Required task
All the data should be repeated exactly. Any image in it is left out.

-=-=-

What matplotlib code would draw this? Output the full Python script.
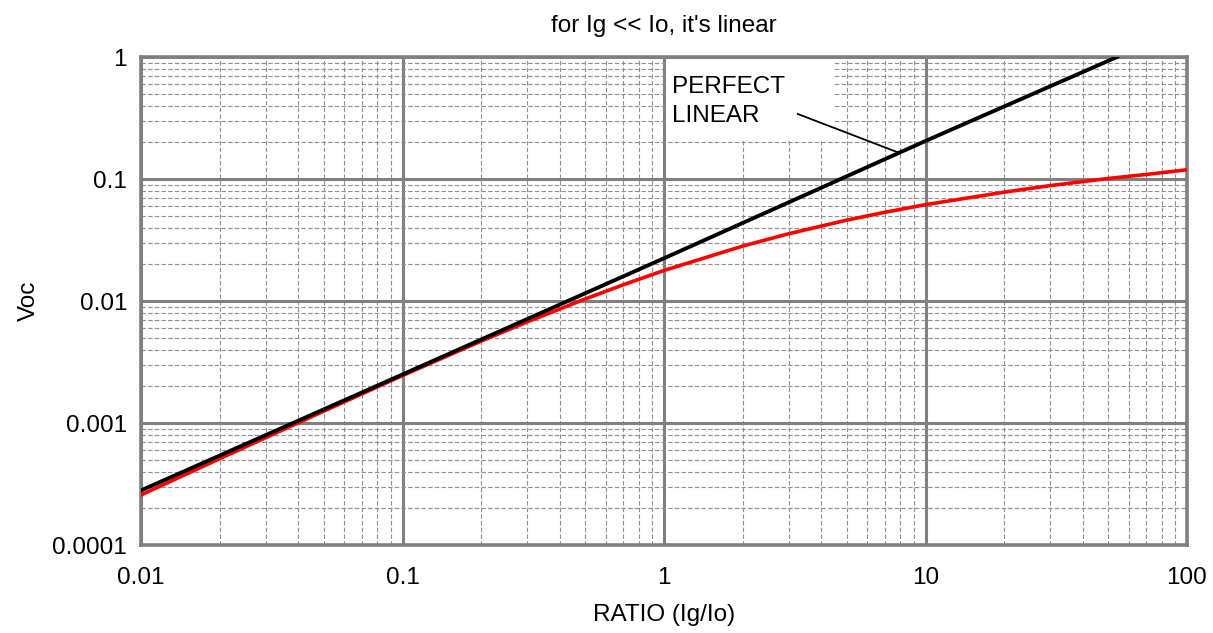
import matplotlib
matplotlib.use("Agg")
import matplotlib.pyplot as plt
from matplotlib.patches import Rectangle

plt.rcParams['font.family'] = ['Liberation Sans', 'DejaVu Sans']

# values
ratio_lin = [0.01, 0.1, 1, 10, 54]
voc_lin = [0.00028, 0.0025, 0.0224, 0.205, 1.0]

ratio_real = [0.01, 0.02, 0.05, 0.1, 0.2, 0.3, 0.5, 0.7, 1, 2, 3, 5, 7,
              10, 20, 30, 50, 70, 100]
voc_real = [0.000257, 0.00051, 0.00125, 0.00245, 0.00469, 0.00674, 0.0104,
            0.0136, 0.0178, 0.0282, 0.0356, 0.046, 0.0534, 0.0616, 0.078,
            0.0883, 0.101, 0.109, 0.119]

xticks = [0.01, 0.1, 1, 10, 100]
xtick_labels = ['0.01', '0.1', '1', '10', '100']
yticks = [0.0001, 0.001, 0.01, 0.1, 1]
ytick_labels = ['0.0001', '0.001', '0.01', '0.1', '1']

fs = 17.5

fig = plt.figure(figsize=(12.13, 6.33), dpi=100)
ax = fig.add_axes([141 / 1213, 1 - 545 / 633, 1046 / 1213, 488 / 633])

ax.set_xscale('log')
ax.set_yscale('log')
ax.set_xlim(0.01, 100)
ax.set_ylim(0.0001, 1)

ax.grid(which='major', color='#808080', linewidth=2.2, linestyle='-', zorder=1)
ax.grid(which='minor', color='#909090', linewidth=0.8, linestyle=(0, (4, 2)), zorder=1)
ax.set_axisbelow(True)

for s in ax.spines.values():
    s.set_color('#808080')
    s.set_linewidth(2.6)

ax.set_xticks(xticks)
ax.set_xticklabels(xtick_labels)
ax.set_yticks(yticks)
ax.set_yticklabels(ytick_labels)
ax.tick_params(which='both', length=0, labelsize=fs)
ax.tick_params(axis='x', pad=16)
ax.tick_params(axis='y', pad=10)

# white box behind the label
ax.add_patch(Rectangle((0.503, 0.83), 0.159, 0.164, transform=ax.transAxes,
                       facecolor='white', edgecolor='none', zorder=1.5))
ax.text(0.508, 0.962, 'PERFECT\nLINEAR', transform=ax.transAxes, fontsize=fs,
        va='top', ha='left', linespacing=1.42, zorder=3)
ax.plot([3.25, 7.98], [0.341, 0.163], color='black', linewidth=1.3, zorder=3)

ax.plot(ratio_real, voc_real, color='#ff0000', linewidth=2.6, zorder=4)
ax.plot(ratio_lin, voc_lin, color='black', linewidth=2.8, zorder=5)

ax.set_xlabel('RATIO (Ig/Io)', fontsize=fs, labelpad=11)
ax.set_ylabel('Voc', fontsize=fs, labelpad=9)
ax.set_title("for Ig << Io, it's linear", fontsize=fs, pad=18)

fig.savefig('out.png', dpi=100)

-=-=-

Answer below
What matplotlib code would draw this? Output the full Python script.
import matplotlib
matplotlib.use("Agg")
import matplotlib.pyplot as plt
from matplotlib.patches import Rectangle

plt.rcParams['font.family'] = ['Liberation Sans', 'DejaVu Sans']

# values
ratio_lin = [0.01, 0.1, 1, 10, 54]
voc_lin = [0.00028, 0.0025, 0.0224, 0.205, 1.0]

ratio_real = [0.01, 0.02, 0.05, 0.1, 0.2, 0.3, 0.5, 0.7, 1, 2, 3, 5, 7,
              10, 20, 30, 50, 70, 100]
voc_real = [0.000257, 0.00051, 0.00125, 0.00245, 0.00469, 0.00674, 0.0104,
            0.0136, 0.0178, 0.0282, 0.0356, 0.046, 0.0534, 0.0616, 0.078,
            0.0883, 0.101, 0.109, 0.119]

xticks = [0.01, 0.1, 1, 10, 100]
xtick_labels = ['0.01', '0.1', '1', '10', '100']
yticks = [0.0001, 0.001, 0.01, 0.1, 1]
ytick_labels = ['0.0001', '0.001', '0.01', '0.1', '1']

fs = 17.5

fig = plt.figure(figsize=(12.13, 6.33), dpi=100)
ax = fig.add_axes([141 / 1213, 1 - 545 / 633, 1046 / 1213, 488 / 633])

ax.set_xscale('log')
ax.set_yscale('log')
ax.set_xlim(0.01, 100)
ax.set_ylim(0.0001, 1)

ax.grid(which='major', color='#808080', linewidth=2.2, linestyle='-', zorder=1)
ax.grid(which='minor', color='#909090', linewidth=0.8, linestyle=(0, (4, 2)), zorder=1)
ax.set_axisbelow(True)

for s in ax.spines.values():
    s.set_color('#808080')
    s.set_linewidth(2.6)

ax.set_xticks(xticks)
ax.set_xticklabels(xtick_labels)
ax.set_yticks(yticks)
ax.set_yticklabels(ytick_labels)
ax.tick_params(which='both', length=0, labelsize=fs)
ax.tick_params(axis='x', pad=16)
ax.tick_params(axis='y', pad=10)

# white box behind the label
ax.add_patch(Rectangle((0.503, 0.83), 0.159, 0.164, transform=ax.transAxes,
                       facecolor='white', edgecolor='none', zorder=1.5))
ax.text(0.508, 0.962, 'PERFECT\nLINEAR', transform=ax.transAxes, fontsize=fs,
        va='top', ha='left', linespacing=1.42, zorder=3)
ax.plot([3.25, 7.98], [0.341, 0.163], color='black', linewidth=1.3, zorder=3)

ax.plot(ratio_real, voc_real, color='#ff0000', linewidth=2.6, zorder=4)
ax.plot(ratio_lin, voc_lin, color='black', linewidth=2.8, zorder=5)

ax.set_xlabel('RATIO (Ig/Io)', fontsize=fs, labelpad=11)
ax.set_ylabel('Voc', fontsize=fs, labelpad=9)
ax.set_title("for Ig << Io, it's linear", fontsize=fs, pad=18)

fig.savefig('out.png', dpi=100)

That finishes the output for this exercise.